■ **DATASET EXCERPT**

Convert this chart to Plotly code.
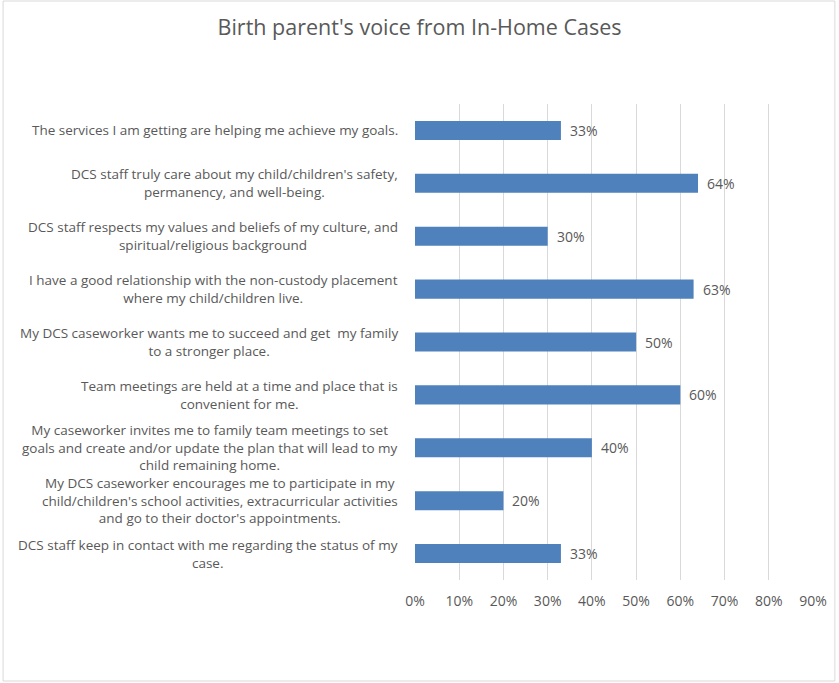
import plotly.graph_objects as go

categories = [
    "The services I am getting are helping me achieve my goals.",
    "DCS staff truly care about my child/children's safety,<br>permanency, and well-being.",
    "DCS staff respects my values and beliefs of my culture, and<br>spiritual/religious background",
    "I have a good relationship with the non-custody placement<br>where my child/children live.",
    "My DCS caseworker wants me to succeed and get  my family<br>to a stronger place.",
    "Team meetings are held at a time and place that is<br>convenient for me.",
    "My caseworker invites me to family team meetings to set<br>goals and create and/or update the plan that will lead to my<br>child remaining home.",
    "My DCS caseworker encourages me to participate in my<br>child/children's school activities, extracurricular activities<br>and go to their doctor's appointments.",
    "DCS staff keep in contact with me regarding the status of my<br>case.",
]
values = [0.33, 0.64, 0.30, 0.63, 0.50, 0.60, 0.40, 0.20, 0.33]
tick_vals = [0, 0.1, 0.2, 0.3, 0.4, 0.5, 0.6, 0.7, 0.8, 0.9]
tick_text = ["0%", "10%", "20%", "30%", "40%", "50%", "60%", "70%", "80%", "90%"]
title = "Birth parent's voice from In-Home Cases"

FONT = "Open Sans, sans-serif"
GRAY = "#595959"

fig = go.Figure()
fig.add_trace(go.Bar(
    x=values, y=list(range(len(categories))), orientation="h",
    marker=dict(color="#4F81BD", line=dict(width=0)),
    width=0.36, hoverinfo="x",
))

annotations = []
for i, (c, v) in enumerate(zip(categories, values)):
    annotations.append(dict(
        x=-0.0375, xref="paper", y=i, yref="y", text=c, showarrow=False,
        xanchor="right", yanchor="middle", align="center",
        font=dict(family=FONT, size=13.5, color=GRAY),
    ))
    annotations.append(dict(
        x=v, xref="x", y=i, yref="y", text=f"{round(v*100)}%", showarrow=False,
        xanchor="left", yanchor="middle", xshift=7,
        font=dict(family=FONT, size=14, color=GRAY),
    ))

fig.update_layout(
    width=839, height=683,
    margin=dict(l=415, r=24, t=104, b=103),
    paper_bgcolor="white", plot_bgcolor="white",
    title=dict(text=title, x=0.5, xanchor="center", y=1 - 27 / 683, yanchor="middle",
               font=dict(family=FONT, size=21.5, color=GRAY)),
    xaxis=dict(range=[0, 0.9], tickvals=tick_vals, ticktext=tick_text,
               showgrid=True, gridcolor="#D9D9D9", gridwidth=1,
               zeroline=False, showline=False, ticks="", ticklabelstandoff=11,
               tickfont=dict(family=FONT, size=14, color=GRAY)),
    yaxis=dict(range=[len(categories) - 0.5, -0.5], showticklabels=False,
               showgrid=False, zeroline=False, showline=False, ticks=""),
    annotations=annotations,
    showlegend=False,
    shapes=[dict(type="rect", xref="paper", yref="paper",
                 x0=(1 - 415) / 400, x1=(837 - 415) / 400,
                 y0=(580 - 681) / 476, y1=(580 - 1) / 476,
                 line=dict(color="#D9D9D9", width=1), layer="below")],
)

fig.write_html("out.html", config={"displayModeBar": False},
               post_script="document.body.style.margin='0';")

■ **THE REQUEST**
Copy every line above word for word and exclude the pictures.

■ **TASK SOLUTION**
Convert this chart to Plotly code.
import plotly.graph_objects as go

categories = [
    "The services I am getting are helping me achieve my goals.",
    "DCS staff truly care about my child/children's safety,<br>permanency, and well-being.",
    "DCS staff respects my values and beliefs of my culture, and<br>spiritual/religious background",
    "I have a good relationship with the non-custody placement<br>where my child/children live.",
    "My DCS caseworker wants me to succeed and get  my family<br>to a stronger place.",
    "Team meetings are held at a time and place that is<br>convenient for me.",
    "My caseworker invites me to family team meetings to set<br>goals and create and/or update the plan that will lead to my<br>child remaining home.",
    "My DCS caseworker encourages me to participate in my<br>child/children's school activities, extracurricular activities<br>and go to their doctor's appointments.",
    "DCS staff keep in contact with me regarding the status of my<br>case.",
]
values = [0.33, 0.64, 0.30, 0.63, 0.50, 0.60, 0.40, 0.20, 0.33]
tick_vals = [0, 0.1, 0.2, 0.3, 0.4, 0.5, 0.6, 0.7, 0.8, 0.9]
tick_text = ["0%", "10%", "20%", "30%", "40%", "50%", "60%", "70%", "80%", "90%"]
title = "Birth parent's voice from In-Home Cases"

FONT = "Open Sans, sans-serif"
GRAY = "#595959"

fig = go.Figure()
fig.add_trace(go.Bar(
    x=values, y=list(range(len(categories))), orientation="h",
    marker=dict(color="#4F81BD", line=dict(width=0)),
    width=0.36, hoverinfo="x",
))

annotations = []
for i, (c, v) in enumerate(zip(categories, values)):
    annotations.append(dict(
        x=-0.0375, xref="paper", y=i, yref="y", text=c, showarrow=False,
        xanchor="right", yanchor="middle", align="center",
        font=dict(family=FONT, size=13.5, color=GRAY),
    ))
    annotations.append(dict(
        x=v, xref="x", y=i, yref="y", text=f"{round(v*100)}%", showarrow=False,
        xanchor="left", yanchor="middle", xshift=7,
        font=dict(family=FONT, size=14, color=GRAY),
    ))

fig.update_layout(
    width=839, height=683,
    margin=dict(l=415, r=24, t=104, b=103),
    paper_bgcolor="white", plot_bgcolor="white",
    title=dict(text=title, x=0.5, xanchor="center", y=1 - 27 / 683, yanchor="middle",
               font=dict(family=FONT, size=21.5, color=GRAY)),
    xaxis=dict(range=[0, 0.9], tickvals=tick_vals, ticktext=tick_text,
               showgrid=True, gridcolor="#D9D9D9", gridwidth=1,
               zeroline=False, showline=False, ticks="", ticklabelstandoff=11,
               tickfont=dict(family=FONT, size=14, color=GRAY)),
    yaxis=dict(range=[len(categories) - 0.5, -0.5], showticklabels=False,
               showgrid=False, zeroline=False, showline=False, ticks=""),
    annotations=annotations,
    showlegend=False,
    shapes=[dict(type="rect", xref="paper", yref="paper",
                 x0=(1 - 415) / 400, x1=(837 - 415) / 400,
                 y0=(580 - 681) / 476, y1=(580 - 1) / 476,
                 line=dict(color="#D9D9D9", width=1), layer="below")],
)

fig.write_html("out.html", config={"displayModeBar": False},
               post_script="document.body.style.margin='0';")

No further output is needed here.